— start of Recorded information —

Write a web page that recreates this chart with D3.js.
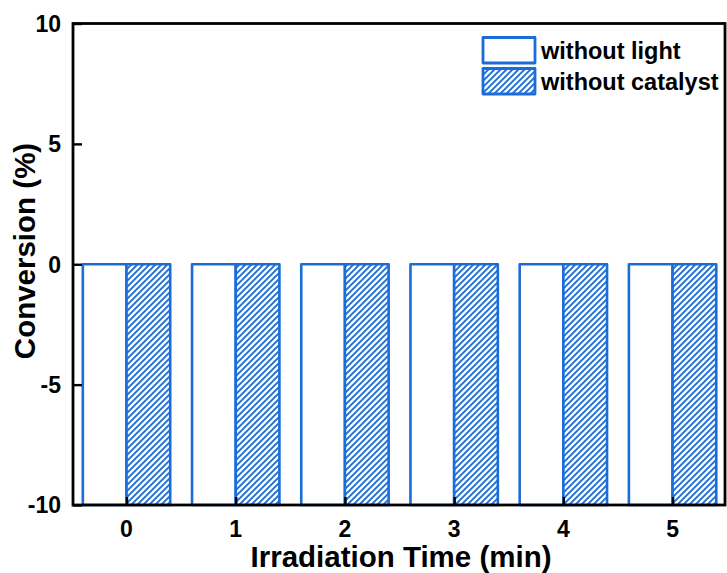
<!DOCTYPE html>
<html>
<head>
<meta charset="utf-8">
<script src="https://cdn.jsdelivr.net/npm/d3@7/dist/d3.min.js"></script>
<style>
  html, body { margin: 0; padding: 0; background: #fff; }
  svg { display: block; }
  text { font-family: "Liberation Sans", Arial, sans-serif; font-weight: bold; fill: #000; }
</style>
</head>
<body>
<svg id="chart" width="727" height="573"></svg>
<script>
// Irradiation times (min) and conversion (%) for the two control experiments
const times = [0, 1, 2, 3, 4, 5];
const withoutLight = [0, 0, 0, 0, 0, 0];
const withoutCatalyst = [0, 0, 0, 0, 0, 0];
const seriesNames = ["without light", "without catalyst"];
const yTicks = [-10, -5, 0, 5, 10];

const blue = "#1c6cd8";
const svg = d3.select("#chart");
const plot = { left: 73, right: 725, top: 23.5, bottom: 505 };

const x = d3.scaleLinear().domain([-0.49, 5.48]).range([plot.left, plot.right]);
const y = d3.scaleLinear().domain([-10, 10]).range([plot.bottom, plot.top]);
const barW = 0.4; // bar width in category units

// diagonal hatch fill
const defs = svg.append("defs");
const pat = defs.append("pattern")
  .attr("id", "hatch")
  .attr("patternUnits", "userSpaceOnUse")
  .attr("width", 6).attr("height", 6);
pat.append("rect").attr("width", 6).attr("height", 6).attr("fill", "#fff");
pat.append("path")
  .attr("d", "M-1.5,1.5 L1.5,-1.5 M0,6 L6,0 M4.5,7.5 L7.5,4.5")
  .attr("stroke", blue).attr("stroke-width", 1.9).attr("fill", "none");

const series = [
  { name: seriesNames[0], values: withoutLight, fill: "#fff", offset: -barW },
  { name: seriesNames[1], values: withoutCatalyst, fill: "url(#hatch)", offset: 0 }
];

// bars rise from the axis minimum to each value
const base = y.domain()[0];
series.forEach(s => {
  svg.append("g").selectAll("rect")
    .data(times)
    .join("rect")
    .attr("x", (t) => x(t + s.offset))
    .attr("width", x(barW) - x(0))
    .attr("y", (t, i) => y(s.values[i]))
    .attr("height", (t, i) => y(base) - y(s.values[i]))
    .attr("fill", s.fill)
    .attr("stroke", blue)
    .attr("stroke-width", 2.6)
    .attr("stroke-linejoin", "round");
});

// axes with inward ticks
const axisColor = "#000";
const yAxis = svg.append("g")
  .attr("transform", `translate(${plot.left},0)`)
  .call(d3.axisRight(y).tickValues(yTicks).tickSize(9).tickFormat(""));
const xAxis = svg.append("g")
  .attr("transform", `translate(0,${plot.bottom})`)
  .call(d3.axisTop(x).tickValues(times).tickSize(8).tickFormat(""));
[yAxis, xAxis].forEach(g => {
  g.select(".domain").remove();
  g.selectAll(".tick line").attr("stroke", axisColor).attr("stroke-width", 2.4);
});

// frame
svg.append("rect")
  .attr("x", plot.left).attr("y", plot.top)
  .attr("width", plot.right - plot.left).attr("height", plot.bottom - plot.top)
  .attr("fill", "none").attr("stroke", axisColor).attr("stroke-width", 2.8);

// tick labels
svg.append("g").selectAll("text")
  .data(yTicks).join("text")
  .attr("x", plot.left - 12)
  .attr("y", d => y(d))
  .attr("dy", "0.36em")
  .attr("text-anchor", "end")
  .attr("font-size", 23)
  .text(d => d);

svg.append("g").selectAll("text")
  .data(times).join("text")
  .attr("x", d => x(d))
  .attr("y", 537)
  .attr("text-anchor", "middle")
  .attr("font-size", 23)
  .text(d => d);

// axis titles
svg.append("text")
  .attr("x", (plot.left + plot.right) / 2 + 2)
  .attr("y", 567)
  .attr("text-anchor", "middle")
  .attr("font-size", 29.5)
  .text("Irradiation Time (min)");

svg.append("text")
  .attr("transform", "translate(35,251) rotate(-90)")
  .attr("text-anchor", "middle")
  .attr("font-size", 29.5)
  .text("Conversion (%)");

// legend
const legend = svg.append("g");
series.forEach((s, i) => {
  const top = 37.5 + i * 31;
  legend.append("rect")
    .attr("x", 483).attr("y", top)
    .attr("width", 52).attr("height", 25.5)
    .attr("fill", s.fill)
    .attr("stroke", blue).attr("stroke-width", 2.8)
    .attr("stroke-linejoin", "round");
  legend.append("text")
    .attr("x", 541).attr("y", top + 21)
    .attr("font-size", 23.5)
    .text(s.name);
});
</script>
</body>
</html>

— end of Recorded information —

What you should do
Copy out each line word for word, please, skipping the images.

Response
Write a web page that recreates this chart with D3.js.
<!DOCTYPE html>
<html>
<head>
<meta charset="utf-8">
<script src="https://cdn.jsdelivr.net/npm/d3@7/dist/d3.min.js"></script>
<style>
  html, body { margin: 0; padding: 0; background: #fff; }
  svg { display: block; }
  text { font-family: "Liberation Sans", Arial, sans-serif; font-weight: bold; fill: #000; }
</style>
</head>
<body>
<svg id="chart" width="727" height="573"></svg>
<script>
// Irradiation times (min) and conversion (%) for the two control experiments
const times = [0, 1, 2, 3, 4, 5];
const withoutLight = [0, 0, 0, 0, 0, 0];
const withoutCatalyst = [0, 0, 0, 0, 0, 0];
const seriesNames = ["without light", "without catalyst"];
const yTicks = [-10, -5, 0, 5, 10];

const blue = "#1c6cd8";
const svg = d3.select("#chart");
const plot = { left: 73, right: 725, top: 23.5, bottom: 505 };

const x = d3.scaleLinear().domain([-0.49, 5.48]).range([plot.left, plot.right]);
const y = d3.scaleLinear().domain([-10, 10]).range([plot.bottom, plot.top]);
const barW = 0.4; // bar width in category units

// diagonal hatch fill
const defs = svg.append("defs");
const pat = defs.append("pattern")
  .attr("id", "hatch")
  .attr("patternUnits", "userSpaceOnUse")
  .attr("width", 6).attr("height", 6);
pat.append("rect").attr("width", 6).attr("height", 6).attr("fill", "#fff");
pat.append("path")
  .attr("d", "M-1.5,1.5 L1.5,-1.5 M0,6 L6,0 M4.5,7.5 L7.5,4.5")
  .attr("stroke", blue).attr("stroke-width", 1.9).attr("fill", "none");

const series = [
  { name: seriesNames[0], values: withoutLight, fill: "#fff", offset: -barW },
  { name: seriesNames[1], values: withoutCatalyst, fill: "url(#hatch)", offset: 0 }
];

// bars rise from the axis minimum to each value
const base = y.domain()[0];
series.forEach(s => {
  svg.append("g").selectAll("rect")
    .data(times)
    .join("rect")
    .attr("x", (t) => x(t + s.offset))
    .attr("width", x(barW) - x(0))
    .attr("y", (t, i) => y(s.values[i]))
    .attr("height", (t, i) => y(base) - y(s.values[i]))
    .attr("fill", s.fill)
    .attr("stroke", blue)
    .attr("stroke-width", 2.6)
    .attr("stroke-linejoin", "round");
});

// axes with inward ticks
const axisColor = "#000";
const yAxis = svg.append("g")
  .attr("transform", `translate(${plot.left},0)`)
  .call(d3.axisRight(y).tickValues(yTicks).tickSize(9).tickFormat(""));
const xAxis = svg.append("g")
  .attr("transform", `translate(0,${plot.bottom})`)
  .call(d3.axisTop(x).tickValues(times).tickSize(8).tickFormat(""));
[yAxis, xAxis].forEach(g => {
  g.select(".domain").remove();
  g.selectAll(".tick line").attr("stroke", axisColor).attr("stroke-width", 2.4);
});

// frame
svg.append("rect")
  .attr("x", plot.left).attr("y", plot.top)
  .attr("width", plot.right - plot.left).attr("height", plot.bottom - plot.top)
  .attr("fill", "none").attr("stroke", axisColor).attr("stroke-width", 2.8);

// tick labels
svg.append("g").selectAll("text")
  .data(yTicks).join("text")
  .attr("x", plot.left - 12)
  .attr("y", d => y(d))
  .attr("dy", "0.36em")
  .attr("text-anchor", "end")
  .attr("font-size", 23)
  .text(d => d);

svg.append("g").selectAll("text")
  .data(times).join("text")
  .attr("x", d => x(d))
  .attr("y", 537)
  .attr("text-anchor", "middle")
  .attr("font-size", 23)
  .text(d => d);

// axis titles
svg.append("text")
  .attr("x", (plot.left + plot.right) / 2 + 2)
  .attr("y", 567)
  .attr("text-anchor", "middle")
  .attr("font-size", 29.5)
  .text("Irradiation Time (min)");

svg.append("text")
  .attr("transform", "translate(35,251) rotate(-90)")
  .attr("text-anchor", "middle")
  .attr("font-size", 29.5)
  .text("Conversion (%)");

// legend
const legend = svg.append("g");
series.forEach((s, i) => {
  const top = 37.5 + i * 31;
  legend.append("rect")
    .attr("x", 483).attr("y", top)
    .attr("width", 52).attr("height", 25.5)
    .attr("fill", s.fill)
    .attr("stroke", blue).attr("stroke-width", 2.8)
    .attr("stroke-linejoin", "round");
  legend.append("text")
    .attr("x", 541).attr("y", top + 21)
    .attr("font-size", 23.5)
    .text(s.name);
});
</script>
</body>
</html>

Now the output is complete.